Florida Gov. Ron DeSantis is at odds with congressional Republicans over the strategy to implement border policies Joe Raedle/Getty Images.

Florida Governor Ron DeSantis criticized congressional Republicans for supporting a series of foreign aid bills without ensuring the passing of a border security one, saying they lost all their leverage with Democrats and President Joe Biden by doing so.

"Republicans were sent there and the number one issue that our voters wanted them to address is the southern border and the massive influx of foreigners by the millions coming into this country," DeSantis told reporters.

"And they basically just surrendered on the border. They now have no leverage to do anything on the border."

Both the House and the Senate have passed separate initiatives granting a total of $95 billion in aid for Ukraine, Israel and Taiwan. They also approved a different bill forcing Chinese company ByteDance to sell social media app TikTok or face a ban in the country.

Republicans also introduced a border security bill but it was turned down despite getting more than half of the votes in the chamber (215-199), as it had been fast-tracked to the floor and needed a two-thirds majority to pass.

The bill faced long odds in the first place, as its tough measures had already been turned down by Democrats in May last year, arguing they went too far. The bill would have resumed the construction of the border wall, strip funding from nonprofits aiding migrants and restrict the use of parole programs allowing migrants from some countries to work in the U.S.

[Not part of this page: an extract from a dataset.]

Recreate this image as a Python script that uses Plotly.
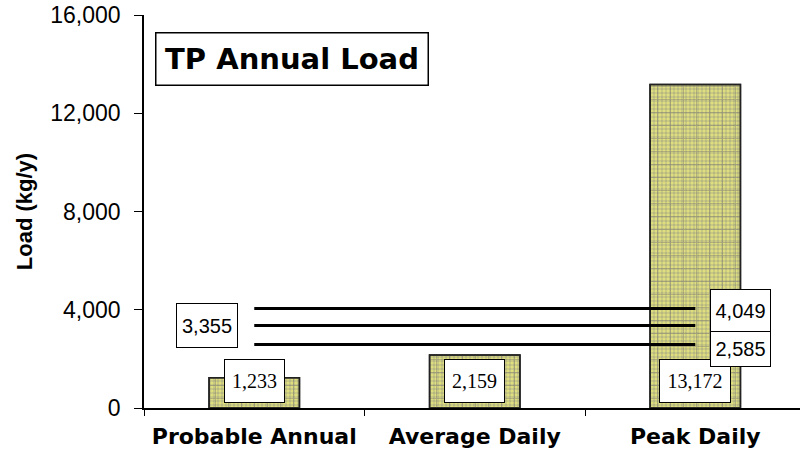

"They had an opportunity to insist that Biden accept the border if he wanted all the foreign aid, and they decided to capitulate. And so, he got everything he wants," DeSantis said. "And Republican voters did not get anything with respect to stopping this problem at the southern border."

A different border security bill did get bipartisan support, but it ended up failing after former President Donald Trump openly criticized it for not going far enough. The move led Republicans to quickly abandon the bill, with Democrats blasting their counterparts for, they said, using the issue for electoral purposes rather than seeking to actually address it.

The move to introduce the most recent bill was seen by some on the right flank of the GOP as an attempt by House Speaker Mike Johnson to address growing criticism within the party for his willingness to move forward with the foreign aid bills.

However, the contrary effect is taking place, as three Republicans, including Marjorie Taylor Greene of Georgia, are looking to remove Johnson through a motion to vacate.